Cuanta razón asistía a Freud cuando en El malestar de la cultura escribió que «el destino de la especie humana será decidido por la circunstancia de sí –y hasta que punto– el desarrollo cultural logrará hacer frente (…) al instinto de agresión y de autodestrucción».

Antítesis del iluminismo

La tesis iluminista de que la historia es un orden natural de causas y efectos, es decir, un sistema determinista a propósito del cual un grupo de iluminados puede conocer con absoluta certeza el pasado, el presente y el futuro, permite justificar que un líder, o unos líderes, actuando en nombre de Dios, del Estado, de una clase social, de una raza, de una nacionalidad, de un pueblo, de una ideología o de un partido político, establezcan un despotismo totalizador, militarista y genocida, argumentando que el orden determinista es por ellos conocido, de ahí que sea precisamente en este punto donde conviene desmitificar al iluminismo.

¿Cómo hacerlo? Demostrando que la historia no es un determinismo, sino un probabilismo, de modo que nadie, ni persona ni grupo, puede conocer de antemano el futuro o proclamarse superior a los demás en razón de la raza, la nación, la ideología, la religión o la posición socioeconómica.

La historia como un sistema de probabilidades se constituye en la antítesis del irracionalismo del odio disimulado en el determinismo. Conceptos como libertad, probabilidad, propensión, tendencia, sincronicidad, riesgo, acausalidad, casualidad, indeterminismo, aleatoriedad u otros derivados de la teoría de probabilidades, adquieren mucha importancia cuando se sustenta la tesis de la historia como sistema probabilístico.

En la hipótesis probabilística, la historia es una creación continua, diversa y plural de posibilidades cuyo núcleo generador es la persona (personalismo histórico), mientras en el determinismo la historia es una estructura natural donde los individuos quedan subordinados a las conexiones de causa-efecto y al despotismo de algún iluminado.

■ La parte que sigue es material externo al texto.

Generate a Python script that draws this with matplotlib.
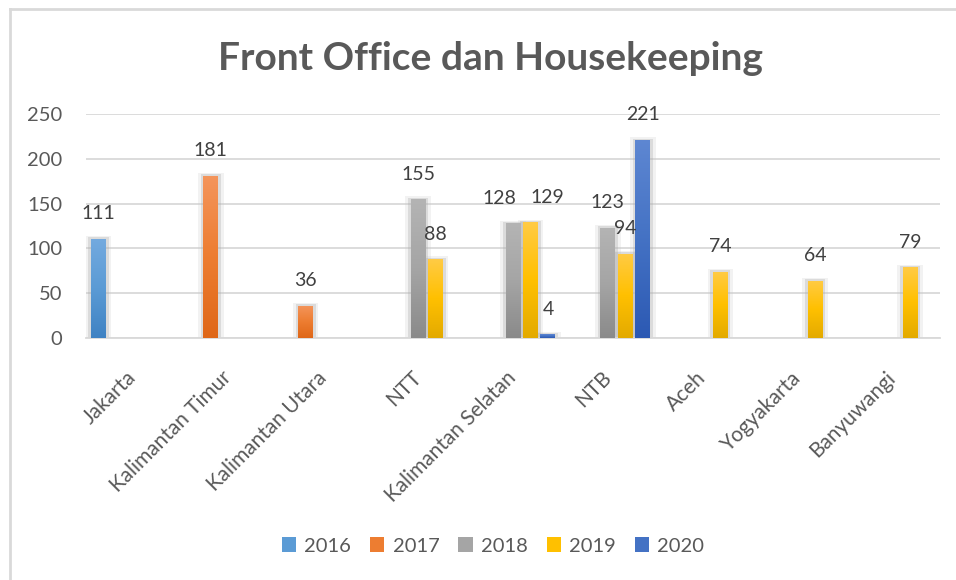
import numpy as np
import matplotlib
matplotlib.use("Agg")
import matplotlib.pyplot as plt
from matplotlib.patches import Patch
from matplotlib.lines import Line2D
from matplotlib.colors import LinearSegmentedColormap
from matplotlib.transforms import ScaledTranslation

plt.rcParams['font.family'] = ['Lato', 'DejaVu Sans']

categories = ["Jakarta", "Kalimantan Timur", "Kalimantan Utara", "NTT",
              "Kalimantan Selatan", "NTB", "Aceh", "Yogyakarta", "Banyuwangi"]
years = ["2016", "2017", "2018", "2019", "2020"]
v2016 = [111, 0, 0, 0, 0, 0, 0, 0, 0]
v2017 = [0, 181, 36, 0, 0, 0, 0, 0, 0]
v2018 = [0, 0, 0, 155, 128, 123, 0, 0, 0]
v2019 = [0, 0, 0, 88, 129, 94, 74, 64, 79]
v2020 = [0, 0, 0, 0, 4, 221, 0, 0, 0]
series = [v2016, v2017, v2018, v2019, v2020]

# (top colour, mid colour, bottom colour)
grads = [("#74AADF", "#5B9BD5", "#3F82C3"),
         ("#F4955C", "#ED7D31", "#DF6718"),
         ("#B4B4B4", "#A5A5A5", "#8A8A8A"),
         ("#FFCB45", "#FFC000", "#E3AA00"),
         ("#5E87D2", "#4472C4", "#2C59B3")]

# manual label shifts in points (x) for crowded labels
label_dx = {(2, 4): -9.5, (3, 4): 12.5}

fig = plt.figure(figsize=(9.56, 5.8), dpi=100)
ax = fig.add_axes([86/956, 1-338/580, (940-86)/956, (338-114)/580])

x = np.arange(len(categories))
slot = 0.184
bw = 0.158
for i, vals in enumerate(series):
    vals = np.array(vals, dtype=float)
    pos = x + (i - 2) * slot
    mask = vals > 0
    # soft shadow
    ax.bar(pos[mask], vals[mask] + 3.0, width=bw + 0.11, color="#C8C8C8", alpha=0.22, zorder=2, linewidth=0)
    ax.bar(pos[mask], vals[mask] + 1.5, width=bw + 0.055, color="#A6A6A6", alpha=0.30, zorder=2, linewidth=0)
    bars = ax.bar(pos[mask], vals[mask], width=bw, color=grads[i][1], zorder=3, linewidth=0)
    cmap = LinearSegmentedColormap.from_list("g%d" % i, [grads[i][2], grads[i][1], grads[i][0]])
    grad = np.linspace(0, 1, 256).reshape(-1, 1)
    for b, p, v in zip(bars, pos[mask], vals[mask]):
        im = ax.imshow(grad, extent=[p - bw/2, p + bw/2, 0, v], origin="lower",
                       aspect="auto", cmap=cmap, zorder=4)
        im.set_clip_path(b)
    for ci in np.where(mask)[0]:
        dx = label_dx.get((i, ci), 0)
        ax.annotate(f"{int(vals[ci])}", xy=(x[ci] + (i - 2) * slot, vals[ci]),
                    xytext=(dx, 18), textcoords="offset points",
                    ha="center", va="center", fontsize=14, color="#404040", zorder=5)

ax.set_xlim(-0.5, 8.5)
ax.set_ylim(0, 250)
ax.set_yticks([0, 50, 100, 150, 200, 250])
ax.yaxis.grid(True, color="#D9D9D9", linewidth=1.3, zorder=0)
ax.set_axisbelow(True)
for s in ["top", "right", "left"]:
    ax.spines[s].set_visible(False)
ax.spines["bottom"].set_color("#D9D9D9")
ax.spines["bottom"].set_linewidth(1.3)
ax.tick_params(axis="y", length=0, pad=17, labelsize=14.5, labelcolor="#595959")
ax.tick_params(axis="x", length=0, pad=14, labelsize=15, labelcolor="#595959")
ax.set_xticks(x)
ax.set_xticklabels(categories, rotation=45, ha="right", va="top",
                   rotation_mode="anchor")
shift = ScaledTranslation(-7/100, -10/100, fig.dpi_scale_trans)
for lbl in ax.get_xticklabels():
    lbl.set_transform(lbl.get_transform() + shift)

fig.text(490/956, 1-58/580, "Front Office dan Housekeeping", ha="center", va="center",
         fontsize=28, fontweight="bold", color="#595959")

handles = [Patch(facecolor=g[1], edgecolor="none") for g in grads]
fig.legend(handles, years, loc="center", bbox_to_anchor=(493/956, 1-546/580), ncol=5,
           frameon=False, fontsize=14.5, labelcolor="#595959", handlelength=0.7,
           handleheight=0.7, handletextpad=0.4, columnspacing=0.95)

# chart frame (top and left edges)
fig.add_artist(Line2D([9.5/956, 955/956], [1-8.5/580, 1-8.5/580], color="#D9D9D9", linewidth=2,
                      transform=fig.transFigure))
fig.add_artist(Line2D([9.5/956, 9.5/956], [0, 1-8.5/580], color="#D9D9D9", linewidth=2,
                      transform=fig.transFigure))

fig.savefig("out.png", dpi=100, facecolor="white")
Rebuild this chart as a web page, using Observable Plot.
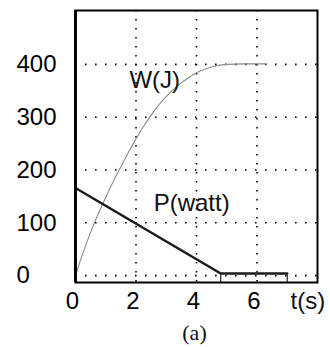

Mientras en el probabilismo histórico el conocimiento y la experiencia se encuentran descentralizados en cada ser humano, y es imposible centralizarlos en una instancia monolítica, en el enfoque determinista las experiencias y conocimientos que valen son solo las de los iluminados.

Es en esta diferencia sutil y decisiva donde se bifurcan los caminos, y se distingue lo que es digno de lo que es opresivo, la libertad de la esclavitud.